To trace the operation of the code, let's start with a sample instantiation and
progress from there to see which methods get called when. What follows will be
a series of extremely reductionist pseudocode methods. This is not what the
code actually looks like (it's not even real code), but it does have the same
basic flow.
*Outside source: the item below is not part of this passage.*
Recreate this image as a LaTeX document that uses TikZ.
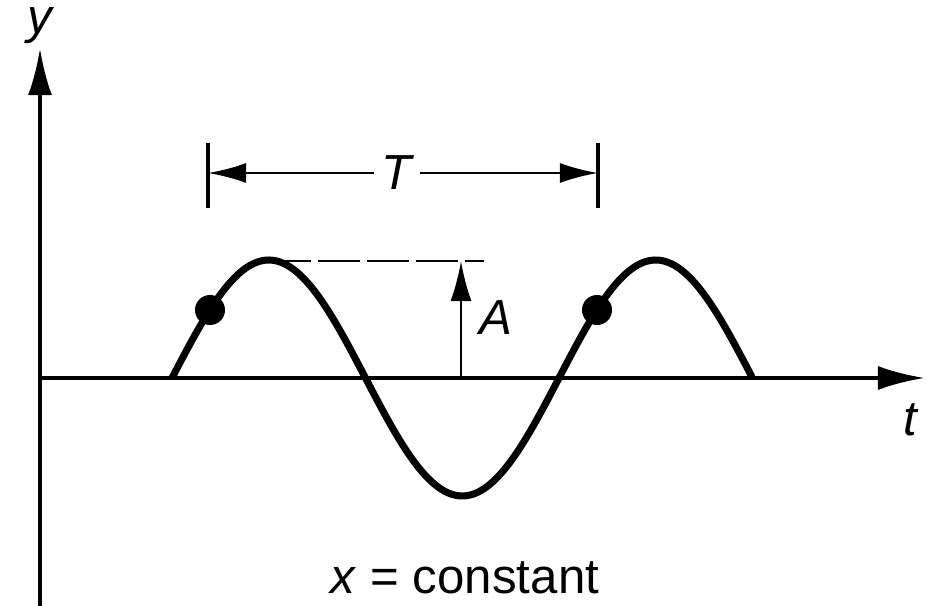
\documentclass[tikz,border=0pt]{standalone}
\usepackage{fontspec}
\setmainfont{Liberation Sans}
\usetikzlibrary{arrows.meta}

\begin{document}
\begin{tikzpicture}[
  x=0.01cm, y=0.01cm,
  axis/.style={-{Latex[length=4.7mm,width=2.4mm]}, line width=1.2pt},
  wave/.style={line width=2pt, line join=round},
  dim/.style={line width=0.7pt},
  tick/.style={line width=1pt},
  label/.style={font=\fontsize{14}{16}\selectfont\itshape},
  dot/.style={circle, fill, inner sep=0pt, minimum size=3mm}
]
\useasboundingbox (0,0) rectangle (933,606);

% axes
\coordinate (O) at (40,228);
\coordinate (ybot) at (40,0);
\coordinate (ytop) at (40,558);
\coordinate (tend) at (925,228);
\draw[axis] (ybot) -- (ytop);
\draw[axis] (O) -- (tend);
\node[label] (ylab) at (40,580) {y};
\node[label] (tlab) at (910,186) {t};

% wave
\draw[wave] plot[smooth, domain=172:752, samples=150]
  (\x,{228+118*sin((\x-172)/387*360)});
\node[dot] (p1) at (210,296) {};
\node[dot] (p2) at (597,296) {};

% amplitude
\coordinate (crest) at (269,345);
\coordinate (dashend) at (484,345);
\coordinate (abase) at (461,228);
\coordinate (atop) at (461,345);
\draw[dim, dash pattern=on 0.42cm off 0.07cm] (crest) -- (dashend);
\draw[dim, -{Latex[length=4mm,width=2.1mm]}] (abase) -- (atop);
\node[label] (alab) at (496,288) {A};

% period
\coordinate (tl1) at (208,463);
\coordinate (tl2) at (208,398);
\coordinate (tr1) at (598,463);
\coordinate (tr2) at (598,398);
\draw[tick] (tl1) -- (tl2);
\draw[tick] (tr1) -- (tr2);
\node[label, inner sep=2pt] (Tlab) at (397,433) {T};
\draw[dim, -{Latex[length=3.8mm,width=2mm]}] (Tlab.west) -- (tl1 |- Tlab.west);
\draw[dim, -{Latex[length=3.8mm,width=2mm]}] (Tlab.east) -- (tr1 |- Tlab.east);

\node[font=\fontsize{14}{16}\selectfont] (cap) at (465,28) {\textit{x} = constant};

\end{tikzpicture}
\end{document}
Bear with me while I try to lay out lister operation in a
quasi-linear way…::

    # main task

    ghl = GitHubLister(lister_name='github.com', 
		       api_baseurl='https://github.com')
    ghl.run()

⇓ (SWHIndexingLister.run)::

    # SWHIndexingLister.run

    identifier = None
    do 
	response, repos = SWHListerBase.ingest_data(identifier)
	identifier = GitHubLister.get_next_target_from_response(response)
    while(identifier)

⇓ (SWHListerBase.ingest_data)::

    # SWHListerBase.ingest_data

    response = SWHListerBase.safely_issue_request(identifier)
    repos = GitHubLister.transport_response_simplified(response)
    injected = SWHListerBase.inject_repo_data_into_db(repos)
    return response, injected

⇓ (SWHListerBase.safely_issue_request)::

    # SWHListerBase.safely_issue_request

    repeat:
	resp = SWHListerHttpTransport.transport_request(identifier)
	retry, delay = SWHListerHttpTransport.transport_quota_check(resp)
	if retry:
	    sleep(delay)
    until((not retry) or too_many_retries)
    return resp

⇓ (SWHListerHttpTransport.transport_request)::

    # SWHListerHttpTransport.transport_request

    path = SWHListerBase.api_baseurl 
	 + SWHListerHttpTransport.PATH_TEMPLATE % identifier
    headers = SWHListerHttpTransport.request_headers()
    return http.get(path, headers)

(Oh look, there's our ``PATH_TEMPLATE``)

⇓ (SWHListerHttpTransport.request_headers)::

    # SWHListerHttpTransport.request_headers

    override → GitHubLister.request_headers

↑↑ (SWHListerBase.safely_issue_request)

⇓ (SWHListerHttpTransport.transport_quota_check)::

    # SWHListerHttpTransport.transport_quota_check

    override → GitHubLister.transport_quota_check

And then we're done. From start to finish, I hope this helps you understand how
the few customized pieces fit into the new shared plumbing.

Now you can go and write up a lister for a code hosting site we don't have yet!